Posted by: David Horton | Jun 22, 2010 10:36:08 AM

Thanks to Aaron for coming back to post on this fascinating case. I'm most interested in Aaron's point (1), since I think it strikes at the heart of the debate surrounding this case. In Aaron's first post in the subject, I said that a result comparable to the one by today's majority "would be almost as intellectually shoddy as Bush v. Gore." Aaron's insightful commentary has moved me off this position, but I'm still not sure how much.
The critical issue, for me, is whether the result in Rent-A-Center is merely a misguided application of Prima Paint, or whether it is fundamentally different than Prima Paint. And I think Justice Stevens' dissent doesn't help sort this out, because he tries to have it both ways. He attacks Rent-A-Center as a perversion of Prima Paint, but then he also attacks Prima Paint itself. That's a time-worn rhetorical device in judicial opinions, of course, but it makes one suspicious about his perversion argument.
My take is this: Rent-A-Center illustrates the reductio ad absurdum of the Prima Paint logic. Prima Paint was all about severing the arbitration agreement from the rest of the contract, so as to provide for arbitration even for claims of fraud, duress, unconscionability, etc. against the underlying "substantive" contract as a whole. Here, the arbitration agreement was separate from the underlying agreement. And yet somehow the court separates the "delegation" portion of that arbitration agreement from the rest of the agreement. What's next? What if an arbitration contract delegate challenges to the delgability "clause" to the arbitrator? Couldn't one use Justice Scalia's opinion to argue, with a straight face, that the parties had "clearly and unmistakably" agreed to delegate questions of delegability to the arbitrator? Sure, it might be absurd, but don't judges initially have to rule on recusal motions? It's not impossible for arbitrators to do it. I suppose that's when this particular example of Zeno's paradox might meet reality (and it's too far for Aaron), but perhaps not.
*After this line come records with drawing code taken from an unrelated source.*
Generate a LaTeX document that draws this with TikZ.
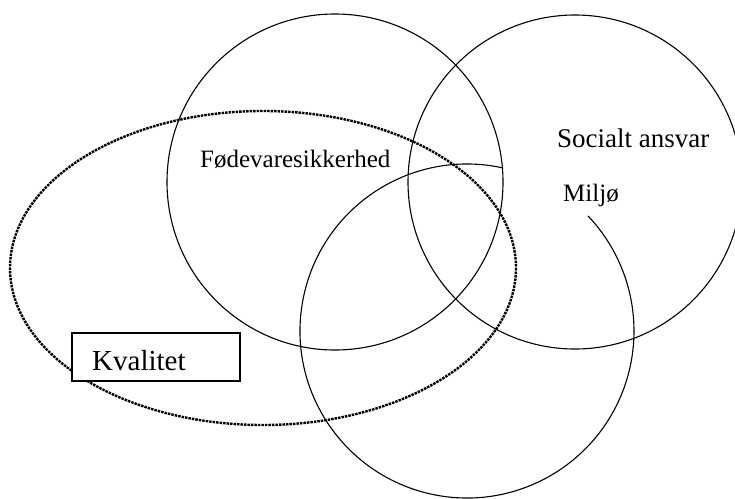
\documentclass[tikz,border=0pt]{standalone}
\usepackage{fontspec}
\setmainfont{Liberation Serif}
\begin{document}
\begin{tikzpicture}[x=1pt,y=-1pt,
  ring/.style={draw=black, line width=1.1pt},
  dotring/.style={draw=black, line width=2.4pt, dash pattern=on 2.5pt off 1pt},
  lbl/.style={inner sep=0pt, anchor=base west, font=\fontsize{25}{27}\selectfont},
  kbox/.style={draw=black, fill=white, line width=1.3pt, minimum width=168pt, minimum height=48pt, inner sep=0pt}]
\useasboundingbox (0,0) rectangle (735,498);
% ellipse (Kvalitet)
\draw[dotring] (263,268) ellipse [x radius=253, y radius=157];
% circles
\draw[ring] (335,182) circle [radius=168];
\draw[ring] (575,182) circle [radius=167];
\draw[ring] (467,331) ++(-77.5:167) arc[start angle=-77.5, end angle=-403.5, radius=167];
% labels
\node[lbl] (food) at (200,167) {Fødevaresikkerhed};
\node[lbl, font=\fontsize{27}{29}\selectfont] (soc) at (557,147) {Socialt ansvar};
\node[lbl] (mil) at (563,201) {Miljø};
\node[kbox] (kval) at (156,357) {};
\node[inner sep=0pt, anchor=base west, font=\fontsize{29}{31}\selectfont] (kvt) at (92,370) {Kvalitet};
\end{tikzpicture}
\end{document}
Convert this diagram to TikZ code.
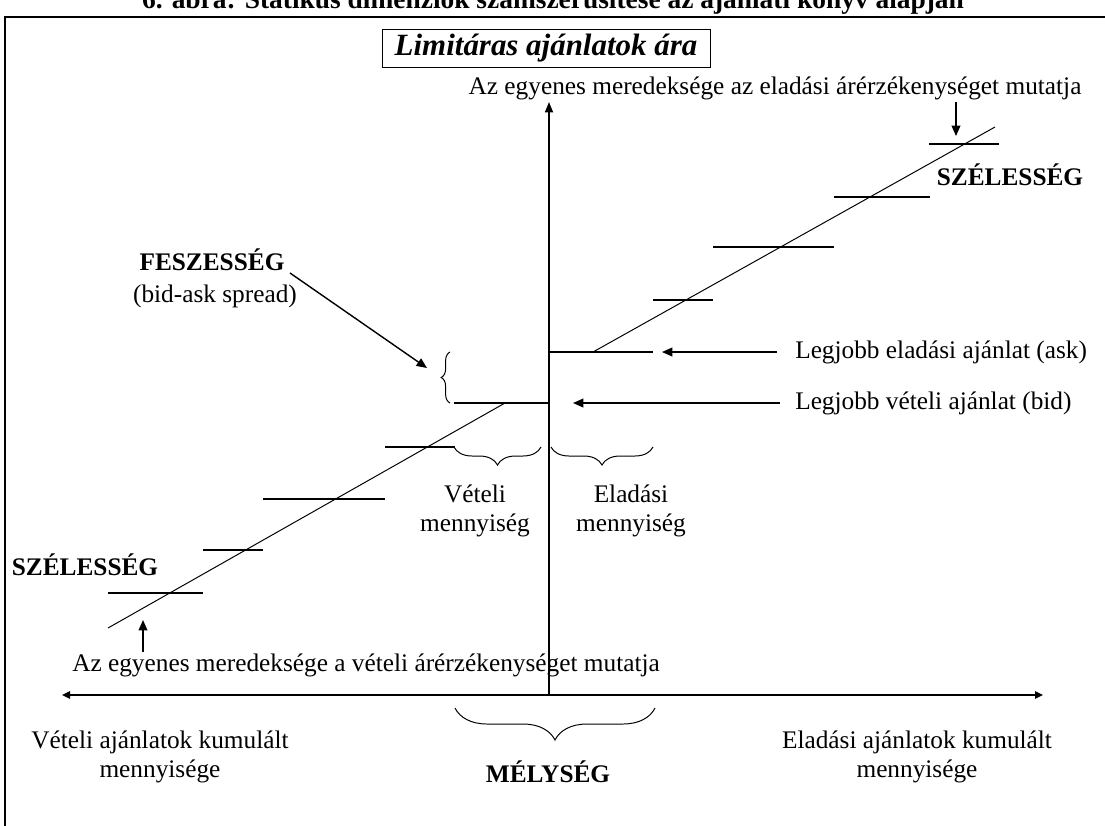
\documentclass[tikz,border=0pt]{standalone}
\usepackage{fontspec}
\setmainfont{Liberation Serif}
\usetikzlibrary{arrows.meta, decorations.pathreplacing, positioning}
\tikzstyle{textNode}=[inner sep=0pt, align=center, font=\fontsize{18}{21}\selectfont]
\tikzstyle{boldNode}=[inner sep=0pt, align=center, font=\fontsize{18}{21}\selectfont\bfseries]
\tikzstyle{titleNode}=[draw, line width=0.6pt, minimum width=8.2cm, minimum height=0.95cm, font=\fontsize{22}{26}\selectfont\bfseries\itshape]
\tikzstyle{stepLine}=[line width=0.9pt]
\tikzstyle{slopeLine}=[line width=0.7pt]
\tikzstyle{pointerArrow}=[line width=1pt, -{Triangle[length=2.6mm,width=2.2mm]}]
\tikzstyle{vAxis}=[line width=1.2pt, -{Triangle[length=2.6mm,width=2mm]}]
\tikzstyle{hAxis}=[line width=1.6pt, {Triangle[length=2mm,width=1.8mm]}-{Triangle[length=2mm,width=1.8mm]}]
\tikzstyle{braceLine}=[line width=0.7pt, decorate]

\begin{document}
\begin{tikzpicture}[x=0.025cm, y=-0.025cm]
    \useasboundingbox (0,0) rectangle (1105,825);

    % Frame and caption
    \draw[line width=2pt] (5,830) -- (5,17) -- (1110,17);
    \node[boldNode, anchor=base, font=\fontsize{19.5}{23}\selectfont\bfseries] (figCaption) at (553,8) {6. ábra: Statikus dimenziók számszerűsítése az ajánlati könyv alapján};
    \node[titleNode] (priceTitle) at (546,48) {Limitáras ajánlatok ára};

    % Axes
    \coordinate (origin) at (549,695);
    \coordinate (axisTop) at (549,102);
    \coordinate (axisLeft) at (62,695);
    \coordinate (axisRight) at (1043,695);
    \draw[vAxis] (origin) -- (axisTop);
    \draw[hAxis] (axisLeft) -- (axisRight);

    % Sell side steps
    \draw[stepLine] (549,352) -- (653,352);
    \draw[stepLine] (653,300) -- (713,300);
    \draw[stepLine] (713,247) -- (834,247);
    \draw[stepLine] (834,197) -- (930,197);
    \draw[stepLine] (929,144) -- (999,144);
    \draw[slopeLine] (593,352) -- (995,127);

    % Buy side steps
    \draw[stepLine] (454,403) -- (549,403);
    \draw[stepLine] (385,447) -- (455,447);
    \draw[stepLine] (263,499) -- (385,499);
    \draw[stepLine] (203,550) -- (263,550);
    \draw[stepLine] (108,593) -- (203,593);
    \draw[slopeLine] (505,403) -- (108,628);

    % Braces
    \draw[braceLine, decoration={brace, amplitude=0.22cm}] (450,403) -- (450,352);
    \draw[braceLine, decoration={brace, amplitude=0.45cm}] (541,447) -- (454,447);
    \draw[braceLine, decoration={brace, amplitude=0.45cm}] (653,447) -- (551,447);
    \draw[braceLine, decoration={brace, amplitude=0.8cm}] (655,708) -- (455,708);

    % Labels
    \node[textNode] (sellSlopeLabel) at (775,88) {Az egyenes meredeksége az eladási árérzékenységet mutatja};
    \node[boldNode] (sellWidthLabel) at (1010,175) {SZÉLESSÉG};
    \node[boldNode] (feszLabel) at (212,260) {FESZESSÉG};
    \node[textNode] (spreadLabel) at (215,296) {(bid-ask spread)};
    \node[textNode, anchor=west] (askLabel) at (795,352) {Legjobb eladási ajánlat (ask)};
    \node[textNode, anchor=west] (bidLabel) at (795,403) {Legjobb vételi ajánlat (bid)};
    \node[textNode] (buyQtyLabel) at (475,511) {Vételi\\mennyiség};
    \node[textNode] (sellQtyLabel) at (631,511) {Eladási\\mennyiség};
    \node[boldNode] (buyWidthLabel) at (85,565) {SZÉLESSÉG};
    \node[textNode] (buySlopeLabel) at (366,665) {Az egyenes meredeksége a vételi árérzékenységet mutatja};
    \node[textNode] (buyCumLabel) at (160,757) {Vételi ajánlatok kumulált\\mennyisége};
    \node[boldNode] (depthLabel) at (548,772) {MÉLYSÉG};
    \node[textNode] (sellCumLabel) at (917,757) {Eladási ajánlatok kumulált\\mennyisége};

    % Pointer arrows
    \coordinate (sellSlopeTail) at (956,102);
    \coordinate (sellSlopeTip) at (956,136);
    \coordinate (feszTail) at (290,273);
    \coordinate (feszTip) at (427,368);
    \coordinate (askTail) at (777,352);
    \coordinate (askTip) at (662,352);
    \coordinate (bidTail) at (780,403);
    \coordinate (bidTip) at (573,403);
    \coordinate (buySlopeTail) at (143,652);
    \coordinate (buySlopeTip) at (143,620);
    \draw[pointerArrow] (sellSlopeTail) -- (sellSlopeTip);
    \draw[pointerArrow] (feszTail) -- (feszTip);
    \draw[pointerArrow] (askTail) -- (askTip);
    \draw[pointerArrow] (bidTail) -- (bidTip);
    \draw[pointerArrow] (buySlopeTail) -- (buySlopeTip);
\end{tikzpicture}
\end{document}
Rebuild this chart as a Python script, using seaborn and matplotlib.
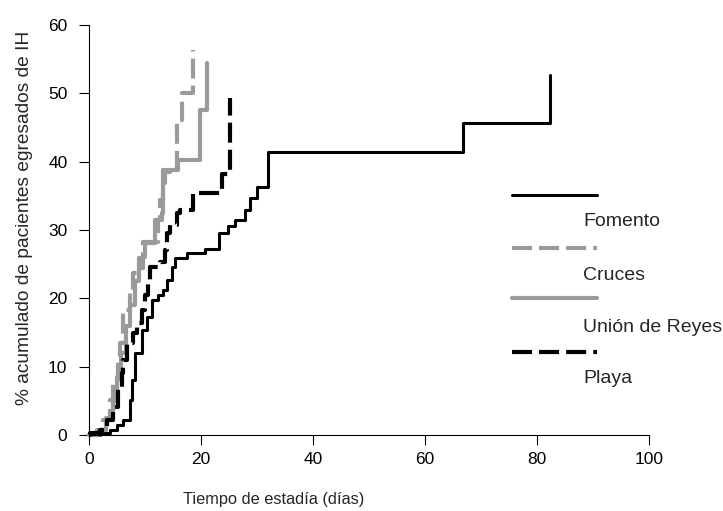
import numpy as np
import pandas as pd
import seaborn as sns
import matplotlib.pyplot as plt

# Datos (días, % acumulado), curvas escalonadas
fomento_x = [0, 2.0, 3.7, 5.0, 6.1, 7.3, 7.7, 8.2, 9.5, 10.4, 11.3, 12.3, 13.2, 13.9, 14.8, 15.4,
             17.5, 20.7, 23.2, 24.8, 26.1, 27.9, 28.8, 30.0, 32.0, 66.8, 82.3]
fomento_y = [0, 0.3, 0.7, 1.5, 2.2, 5.1, 8.0, 12.0, 15.4, 17.3, 19.8, 20.5, 21.2, 22.7, 24.6, 25.9,
             26.6, 27.2, 29.5, 30.6, 31.5, 33.0, 34.7, 36.3, 41.4, 45.7, 52.7]

cruces_x = [0, 1.4, 2.5, 3.7, 4.3, 5.2, 5.5, 6.1, 7.3, 7.9, 9.0, 9.6, 12.3, 12.7, 13.2, 15.7, 16.6, 18.6]
cruces_y = [0, 0.7, 2.2, 5.1, 8.0, 11.4, 13.5, 18.3, 21.0, 23.7, 25.9, 28.3, 31.5, 34.4, 38.8, 46.1, 50.0, 56.4]

union_x = [0, 1.8, 3.0, 4.2, 5.0, 5.8, 6.6, 7.3, 8.2, 9.0, 9.6, 10.0, 11.8, 13.0, 13.2, 13.6, 14.5,
           15.9, 19.8, 21.1]
union_y = [0, 0.7, 2.5, 5.0, 8.5, 12.0, 16.0, 19.0, 22.5, 24.5, 26.0, 28.1, 31.5, 32.5, 36.9, 38.5, 38.8,
           40.2, 47.6, 54.4]

playa_x = [0, 0.2, 2.0, 3.2, 4.3, 5.2, 5.9, 6.1, 6.8, 7.9, 8.6, 9.5, 10.0, 10.5, 10.9, 12.7, 13.6, 13.9,
           14.5, 15.7, 16.25, 18.6, 23.75, 25.2]
playa_y = [0, 0.3, 0.7, 2.2, 4.1, 7.0, 9.1, 11.0, 13.5, 14.9, 16.4, 18.3, 20.5, 22.7, 24.6, 25.3, 27.1, 29.6,
           30.7, 32.5, 32.9, 35.4, 38.2, 49.3]

nombres = ["Fomento", "Cruces", "Unión de Reyes", "Playa"]
series = [(fomento_x, fomento_y), (cruces_x, cruces_y), (union_x, union_y), (playa_x, playa_y)]

gris = "#9a9a9a"
estilos = {
    "Fomento": dict(color="black", lw=2.2, ls="-"),
    "Cruces": dict(color=gris, lw=3.0, ls=(0, (4.8, 1.7))),
    "Unión de Reyes": dict(color=gris, lw=3.0, ls="-"),
    "Playa": dict(color="black", lw=3.0, ls=(0, (4.8, 1.7))),
}

sns.set_style("ticks")
plt.rcParams["font.family"] = ["Liberation Sans", "DejaVu Sans"]

fig = plt.figure(figsize=(7.23, 5.11), dpi=100)
ax = fig.add_axes([89 / 723, 76 / 511, 560 / 723, 410 / 511])

for nombre, (xs, ys) in zip(nombres, series):
    df = pd.DataFrame({"dias": xs, "pct": ys})
    st = estilos[nombre]
    sns.lineplot(data=df, x="dias", y="pct", ax=ax, estimator=None, sort=False,
                 drawstyle="steps-post", color=st["color"], linewidth=st["lw"],
                 linestyle=st["ls"], clip_on=False)

ax.set_xlim(0, 100)
ax.set_ylim(0, 60)
ax.set_xticks(np.arange(0, 101, 20))
ax.set_yticks(np.arange(0, 61, 10))
ax.tick_params(direction="out", length=7.5, width=0.8, labelsize=12.5, colors="black")
ax.tick_params(axis="x", pad=5)
ax.tick_params(axis="y", pad=8)
for s in ["left", "bottom"]:
    ax.spines[s].set_linewidth(0.8)
    ax.spines[s].set_color("black")
sns.despine(ax=ax)

ax.set_xlabel("Tiempo de estadía (días)", fontsize=11.8, labelpad=16)
ax.xaxis.set_label_coords(0.33, -0.138)
ax.set_ylabel("% acumulado de pacientes egresados de IH", fontsize=13.8, labelpad=4)
ax.yaxis.set_label_coords(-0.1, 0.529)

# Leyenda: línea arriba, texto debajo a la derecha
ley_linea_y = [0.585, 0.456, 0.334, 0.202]
ley_texto_y = [0.520, 0.390, 0.261, 0.139]
for nombre, ly, ty in zip(nombres, ley_linea_y, ley_texto_y):
    st = estilos[nombre]
    ax.plot([0.755, 0.908], [ly, ly], transform=ax.transAxes, color=st["color"],
            linewidth=st["lw"], linestyle=st["ls"], clip_on=False)
    ax.text(0.882, ty, nombre, transform=ax.transAxes, fontsize=14, va="center", ha="left")

fig.savefig("out.png", dpi=100)
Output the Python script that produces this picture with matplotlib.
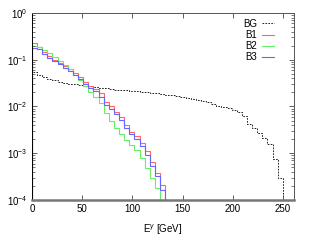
import numpy as np
import matplotlib
matplotlib.use("Agg")
import matplotlib.pyplot as plt
from matplotlib.ticker import LogLocator, FixedLocator

plt.rcParams['font.family'] = ['Liberation Sans', 'DejaVu Sans']
plt.rcParams['mathtext.fontset'] = 'custom'
plt.rcParams['mathtext.rm'] = 'Liberation Sans'
plt.rcParams['mathtext.it'] = 'Liberation Sans:italic'

# histogram bins, 0..255 GeV in 50 bins
bin_width = 5.1

bg = [0.056, 0.047, 0.042, 0.038, 0.036, 0.034, 0.032, 0.031, 0.030, 0.029,
      0.028, 0.027, 0.026, 0.025, 0.0243, 0.0236, 0.023, 0.0225, 0.022, 0.0216,
      0.0212, 0.0205, 0.020, 0.0196, 0.019, 0.0185, 0.018, 0.0172, 0.0166, 0.016,
      0.0152, 0.0145, 0.0138, 0.013, 0.0122, 0.0112, 0.0104, 0.0098, 0.0092, 0.0084,
      0.0075, 0.0062, 0.0042, 0.0035, 0.0027, 0.0021, 0.0016, 0.00074, 0.00029]

b1 = [0.23, 0.19, 0.145, 0.12, 0.10, 0.085, 0.072, 0.062, 0.052, 0.043,
      0.034, 0.0275, 0.024, 0.019, 0.0127, 0.010, 0.0078, 0.0061, 0.0040, 0.0029,
      0.0023, 0.00165, 0.00109, 0.00066, 0.00037, 0.00021]

b2 = [0.20, 0.19, 0.165, 0.14, 0.115, 0.095, 0.078, 0.063, 0.048, 0.036,
      0.027, 0.0205, 0.016, 0.0117, 0.0072, 0.0048, 0.0034, 0.0026, 0.0019, 0.0015,
      0.0012, 0.00079, 0.00049, 0.00030, 0.00018]

b3 = [0.18, 0.17, 0.13, 0.11, 0.092, 0.080, 0.068, 0.058, 0.048, 0.038,
      0.031, 0.025, 0.021, 0.016, 0.011, 0.0088, 0.0068, 0.0052, 0.0035, 0.0026,
      0.0020, 0.0014, 0.00093, 0.00054, 0.00032, 0.000166]

series = [('BG', bg, 'black'), ('B1', b1, '#ff6666'),
          ('B2', b2, '#66ee66'), ('B3', b3, '#6666ff')]

fig = plt.figure(figsize=(3.11, 2.45), dpi=100)
ax = fig.add_axes([0.1029, 0.1837, 0.8424, 0.7633])

for name, vals, col in series:
    edges = np.arange(len(vals) + 1) * bin_width
    if name == 'BG':
        ax.stairs(vals, edges, baseline=1e-9, color=col, lw=0.6,
                  linestyle=(0, (2, 1.5)), label=name)
    else:
        ax.stairs(vals, edges, baseline=1e-9, color=col, lw=0.8, label=name)

ax.set_yscale('log')
ax.set_ylim(1e-4, 1)
ax.set_xlim(0, 261)

ax.xaxis.set_major_locator(FixedLocator([0, 50, 100, 150, 200, 250]))
ax.yaxis.set_major_locator(LogLocator(base=10, numticks=10))
ax.yaxis.set_minor_locator(LogLocator(base=10, subs=np.arange(2, 10), numticks=20))
ax.tick_params(which='both', direction='in', top=True, right=True, labelsize=7,
               color='#444444', pad=3)
ax.tick_params(which='major', length=3.5, width=0.6)
ax.tick_params(which='minor', length=2, width=0.5)
ax.tick_params(axis='x', which='minor', bottom=False, top=False)

for side in ['left', 'top', 'right']:
    ax.spines[side].set_linewidth(0.7)
    ax.spines[side].set_color('#555555')
ax.spines['left'].set_color('black')
ax.spines['bottom'].set_linewidth(1.8)
ax.spines['bottom'].set_color('#777777')

ax.set_xlabel(r'E$^{\gamma}$ [GeV]', fontsize=7, labelpad=6)

ax.legend(loc='upper right', bbox_to_anchor=(0.945, 1.0), markerfirst=False,
          frameon=False, fontsize=7, handlelength=1.2, handletextpad=0.5,
          labelspacing=0.12, borderpad=0.1)

fig.savefig('out.png', dpi=100)
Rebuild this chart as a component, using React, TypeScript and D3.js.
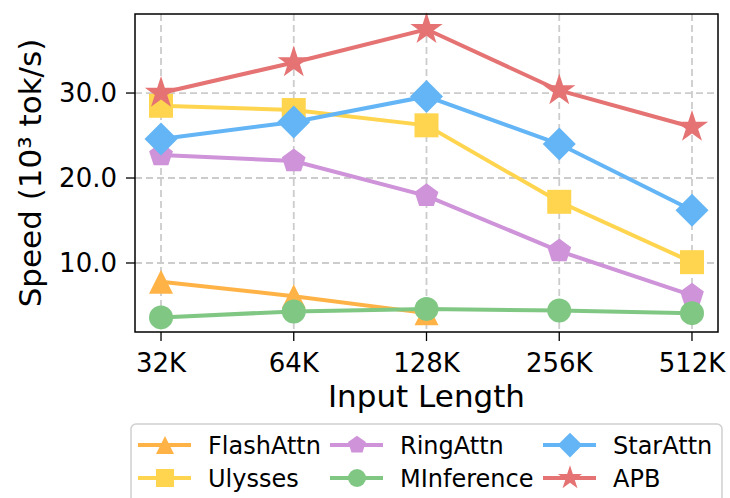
import React, { useEffect, useRef } from "react";
import * as d3 from "d3";

// data
const lengths = ["32K", "64K", "128K", "256K", "512K"];
const yTicks = [10, 20, 30];

const flashAttn = [7.8, 6.1, 4.1];
const ulysses = [28.5, 28.0, 26.2, 17.2, 10.1];
const ringAttn = [22.7, 22.0, 17.9, 11.4, 6.2];
const mInference = [3.6, 4.3, 4.6, 4.4, 4.1];
const starAttn = [24.6, 26.6, 29.6, 24.0, 16.2];
const apb = [30.0, 33.6, 37.5, 30.3, 26.0];

const W = 730, H = 498;
const margin = { top: 14, right: 12, bottom: 166, left: 135 };
const FONT = "DejaVu Sans, sans-serif";

// custom marker shapes, size = radius^2
const poly = (pts: number[][]) => ({
    draw(ctx: any, size: number) {
        const r = Math.sqrt(size);
        pts.forEach((p, i) => i === 0 ? ctx.moveTo(p[0] * r, p[1] * r) : ctx.lineTo(p[0] * r, p[1] * r));
        ctx.closePath();
    }
});
const triangle = poly([[0, -1], [-1, 1], [1, 1]]);
const square = poly([[-1, -1], [1, -1], [1, 1], [-1, 1]]);
const diamond = poly([[0, -1], [1, 0], [0, 1], [-1, 0]]);
const pentagon = poly(d3.range(5).map(i => {
    const a = -Math.PI / 2 + i * 2 * Math.PI / 5;
    return [Math.cos(a), Math.sin(a)];
}));
const star = poly(d3.range(10).map(i => {
    const a = -Math.PI / 2 + i * Math.PI / 5;
    const k = i % 2 === 0 ? 1 : 0.382;
    return [k * Math.cos(a), k * Math.sin(a)];
}));
const circle = {
    draw(ctx: any, size: number) {
        const r = Math.sqrt(size);
        ctx.moveTo(r, 0);
        ctx.arc(0, 0, r, 0, 2 * Math.PI);
    }
};

const series = [
    { name: "FlashAttn", values: flashAttn, color: "#FFB347", shape: triangle, r: 12 },
    { name: "Ulysses", values: ulysses, color: "#FFD54F", shape: square, r: 12 },
    { name: "RingAttn", values: ringAttn, color: "#CE93D8", shape: pentagon, r: 12.5 },
    { name: "MInference", values: mInference, color: "#81C784", shape: circle, r: 12 },
    { name: "StarAttn", values: starAttn, color: "#64B5F6", shape: diamond, r: 16.5 },
    { name: "APB", values: apb, color: "#E57373", shape: star, r: 17 },
];

export default function App() {
    const ref = useRef<SVGSVGElement>(null);

    useEffect(() => {
        const svg = d3.select(ref.current);
        svg.html("");

        const x = d3.scalePoint()
            .domain(lengths)
            .range([margin.left, W - margin.right])
            .padding(0.196);

        const y = d3.scaleLinear()
            .domain([1.88, 39.3])
            .range([H - margin.bottom, margin.top]);

        const bottom = H - margin.bottom;

        // grid
        const grid = svg.append("g")
            .attr("stroke", "#cccccc")
            .attr("stroke-width", 1.8)
            .attr("stroke-dasharray", "7,4");
        lengths.forEach(l => grid.append("line")
            .attr("x1", x(l)).attr("x2", x(l))
            .attr("y1", margin.top).attr("y2", bottom));
        yTicks.forEach(t => grid.append("line")
            .attr("x1", margin.left).attr("x2", W - margin.right)
            .attr("y1", y(t)).attr("y2", y(t)));

        // lines + markers
        const line = d3.line<number>()
            .x((d, i) => x(lengths[i])!)
            .y(d => y(d));

        series.forEach(s => {
            const g = svg.append("g");
            g.append("path")
                .attr("d", line(s.values))
                .attr("fill", "none")
                .attr("stroke", s.color)
                .attr("stroke-width", 4);
            const sym = d3.symbol().type(s.shape as any).size(s.r * s.r);
            g.selectAll("path.m")
                .data(s.values)
                .enter().append("path")
                .attr("class", "m")
                .attr("d", sym)
                .attr("transform", (d, i) => `translate(${x(lengths[i])},${y(d)})`)
                .attr("fill", s.color);
        });

        // frame
        svg.append("rect")
            .attr("x", margin.left).attr("y", margin.top)
            .attr("width", W - margin.right - margin.left)
            .attr("height", bottom - margin.top)
            .attr("fill", "none")
            .attr("stroke", "#000")
            .attr("stroke-width", 1.5);

        // x axis
        lengths.forEach(l => {
            svg.append("line")
                .attr("x1", x(l)).attr("x2", x(l))
                .attr("y1", bottom).attr("y2", bottom + 9)
                .attr("stroke", "#000").attr("stroke-width", 1.3);
            svg.append("text")
                .attr("x", x(l)).attr("y", bottom + 40)
                .attr("text-anchor", "middle")
                .style("font-family", FONT).style("font-size", "26px")
                .text(l);
        });
        svg.append("text")
            .attr("x", (margin.left + W - margin.right) / 2).attr("y", bottom + 75)
            .attr("text-anchor", "middle")
            .style("font-family", FONT).style("font-size", "31px")
            .text("Input Length");

        // y axis
        yTicks.forEach(t => {
            svg.append("line")
                .attr("x1", margin.left - 9).attr("x2", margin.left)
                .attr("y1", y(t)).attr("y2", y(t))
                .attr("stroke", "#000").attr("stroke-width", 1.3);
            svg.append("text")
                .attr("x", margin.left - 18).attr("y", y(t))
                .attr("dy", "0.36em")
                .attr("text-anchor", "end")
                .style("font-family", FONT).style("font-size", "26px")
                .text(t.toFixed(1));
        });
        svg.append("text")
            .attr("transform", `translate(41,${(margin.top + bottom) / 2}) rotate(-90)`)
            .attr("text-anchor", "middle")
            .style("font-family", FONT).style("font-size", "31px")
            .text("Speed (10³ tok/s)");

        // legend
        const lg = svg.append("g");
        lg.append("rect")
            .attr("x", 131).attr("y", 424)
            .attr("width", 591).attr("height", 90)
            .attr("rx", 5)
            .attr("fill", "#fff")
            .attr("stroke", "#d0d0d0")
            .attr("stroke-width", 1.5);
        const colX = [165, 357, 570];
        const rowY = [445, 478];
        series.forEach((s, i) => {
            const cx = colX[Math.floor(i / 2)];
            const cy = rowY[i % 2];
            lg.append("line")
                .attr("x1", cx - 27).attr("x2", cx + 26)
                .attr("y1", cy).attr("y2", cy)
                .attr("stroke", s.color).attr("stroke-width", 4);
            const r = s.r * 0.75;
            lg.append("path")
                .attr("d", d3.symbol().type(s.shape as any).size(r * r)())
                .attr("transform", `translate(${cx},${cy})`)
                .attr("fill", s.color);
            lg.append("text")
                .attr("x", cx + 43).attr("y", cy)
                .attr("dy", "0.36em")
                .style("font-family", FONT).style("font-size", "24px")
                .text(s.name);
        });
    }, []);

    return (
        <svg ref={ref} width={W} height={H}
            style={{ position: "absolute", left: 0, top: 0, background: "#fff" }} />
    );
}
To me, Justice Scalia's opinion, especially footnote 4, demonstrates the majority's unwillingness to abide by the allocation of powers they established in Gilmer. The rules of the game were this: state courts could only use state common law to overturn arbitration agreements -- but traditional remedies and defenses were available. The court specifically mentioned "overwhelming economic power" as one of the defenses. Yet today, the court has changed the rules. I hope Congress finally decides it's their turn to change the rules, too.